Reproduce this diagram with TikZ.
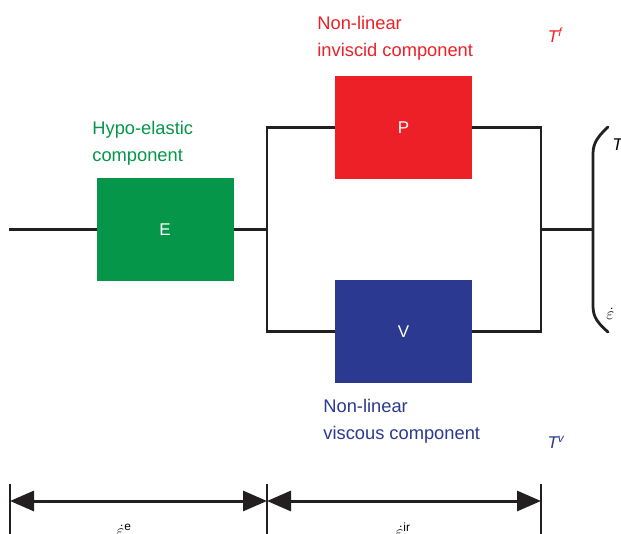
\documentclass[tikz,border=0pt]{standalone}
\usepackage{fontspec}
\setmainfont{Liberation Sans}
\usetikzlibrary{positioning,arrows.meta,calc}
\definecolor{elgreen}{RGB}{5,150,74}
\definecolor{plred}{RGB}{237,32,39}
\definecolor{vsblue}{RGB}{43,57,145}
\definecolor{wire}{RGB}{35,31,32}

\begin{document}
\begin{tikzpicture}[x=1pt, y=-1pt, line width=2.8pt, line cap=rect, draw=wire,
  comp/.style={minimum width=137pt, minimum height=103pt, inner sep=0pt,
    text=white, font=\fontsize{17}{20}\selectfont},
  lbl/.style={align=left, anchor=north west, inner sep=0pt,
    font=\fontsize{18.3}{27}\selectfont},
  sym/.style={inner sep=0pt, font=\fontsize{17}{20}\selectfont},
  dim/.style={{Triangle[length=24pt,width=20pt]}-{Triangle[length=24pt,width=20pt]},
    line width=3pt, line cap=butt}]
  \useasboundingbox (0,0) rectangle (621,534);
  % components
  \node[comp, fill=elgreen] (E) at (165,229.5) {E};
  \node[comp, fill=plred]   (P) at (403.5,127.5) {P};
  \node[comp, fill=vsblue]  (V) at (403.5,331.5) {V};
  % junctions
  \coordinate (in)  at (10,229.5);
  \coordinate (jl)  at (267,229.5);
  \coordinate (jr)  at (541,229.5);
  \coordinate (out) at (593,229.5);
  % wires
  \draw (in) -- (E.west);
  \draw (E.east) -- (jl);
  \draw (P.west) -| (jl) |- (V.west);
  \draw (P.east) -| (jr) |- (V.east);
  \draw (jr) -- (out);
  % bracket
  \draw[line cap=round] (608,127) .. controls (594,140) and (593,146) .. (593,156)
    -- (593,304) .. controls (593,314) and (594,320) .. (608,332);
  \node[sym, anchor=west] (T) at (611,145) {\itshape T};
  \node[sym, anchor=west] (ed) at (605,314) {$\dot{\varepsilon}$};
  % labels
  \node[lbl, text=plred]  (lp) at (316,15) {Non-linear\\inviscid component};
  \node[lbl, text=elgreen] (le) at (91,120) {Hypo-elastic\\component};
  \node[lbl, text=vsblue] (lv) at (322,398) {Non-linear\\viscous component};
  \node[sym, text=plred]  (Tf) at (555,35) {\itshape T\textsuperscript{f}};
  \node[sym, text=vsblue] (Tv) at (556,442) {\itshape T\textsuperscript{v}};
  % strain rates
  \coordinate (d0) at (10,501);
  \coordinate (d1) at (267,501);
  \coordinate (d2) at (541,501);
  \foreach \c in {d0,d1,d2} \draw[line cap=butt] ($(\c)+(0,-17)$) -- ($(\c)+(0,40)$);
  \draw[dim] (d0) -- (d1);
  \draw[dim] (d1) -- (d2);
  \node[sym] (ee) at (124,530) {$\dot{\varepsilon}$\textsuperscript{e}};
  \node[sym] (eir) at (403,530) {$\dot{\varepsilon}$\textsuperscript{ir}};
\end{tikzpicture}
\end{document}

*****

Skip every picture and transcribe the data above exactly.

Reproduce this diagram with TikZ.
\documentclass[tikz,border=0pt]{standalone}
\usepackage{fontspec}
\setmainfont{Liberation Sans}
\usetikzlibrary{positioning,arrows.meta,calc}
\definecolor{elgreen}{RGB}{5,150,74}
\definecolor{plred}{RGB}{237,32,39}
\definecolor{vsblue}{RGB}{43,57,145}
\definecolor{wire}{RGB}{35,31,32}

\begin{document}
\begin{tikzpicture}[x=1pt, y=-1pt, line width=2.8pt, line cap=rect, draw=wire,
  comp/.style={minimum width=137pt, minimum height=103pt, inner sep=0pt,
    text=white, font=\fontsize{17}{20}\selectfont},
  lbl/.style={align=left, anchor=north west, inner sep=0pt,
    font=\fontsize{18.3}{27}\selectfont},
  sym/.style={inner sep=0pt, font=\fontsize{17}{20}\selectfont},
  dim/.style={{Triangle[length=24pt,width=20pt]}-{Triangle[length=24pt,width=20pt]},
    line width=3pt, line cap=butt}]
  \useasboundingbox (0,0) rectangle (621,534);
  % components
  \node[comp, fill=elgreen] (E) at (165,229.5) {E};
  \node[comp, fill=plred]   (P) at (403.5,127.5) {P};
  \node[comp, fill=vsblue]  (V) at (403.5,331.5) {V};
  % junctions
  \coordinate (in)  at (10,229.5);
  \coordinate (jl)  at (267,229.5);
  \coordinate (jr)  at (541,229.5);
  \coordinate (out) at (593,229.5);
  % wires
  \draw (in) -- (E.west);
  \draw (E.east) -- (jl);
  \draw (P.west) -| (jl) |- (V.west);
  \draw (P.east) -| (jr) |- (V.east);
  \draw (jr) -- (out);
  % bracket
  \draw[line cap=round] (608,127) .. controls (594,140) and (593,146) .. (593,156)
    -- (593,304) .. controls (593,314) and (594,320) .. (608,332);
  \node[sym, anchor=west] (T) at (611,145) {\itshape T};
  \node[sym, anchor=west] (ed) at (605,314) {$\dot{\varepsilon}$};
  % labels
  \node[lbl, text=plred]  (lp) at (316,15) {Non-linear\\inviscid component};
  \node[lbl, text=elgreen] (le) at (91,120) {Hypo-elastic\\component};
  \node[lbl, text=vsblue] (lv) at (322,398) {Non-linear\\viscous component};
  \node[sym, text=plred]  (Tf) at (555,35) {\itshape T\textsuperscript{f}};
  \node[sym, text=vsblue] (Tv) at (556,442) {\itshape T\textsuperscript{v}};
  % strain rates
  \coordinate (d0) at (10,501);
  \coordinate (d1) at (267,501);
  \coordinate (d2) at (541,501);
  \foreach \c in {d0,d1,d2} \draw[line cap=butt] ($(\c)+(0,-17)$) -- ($(\c)+(0,40)$);
  \draw[dim] (d0) -- (d1);
  \draw[dim] (d1) -- (d2);
  \node[sym] (ee) at (124,530) {$\dot{\varepsilon}$\textsuperscript{e}};
  \node[sym] (eir) at (403,530) {$\dot{\varepsilon}$\textsuperscript{ir}};
\end{tikzpicture}
\end{document}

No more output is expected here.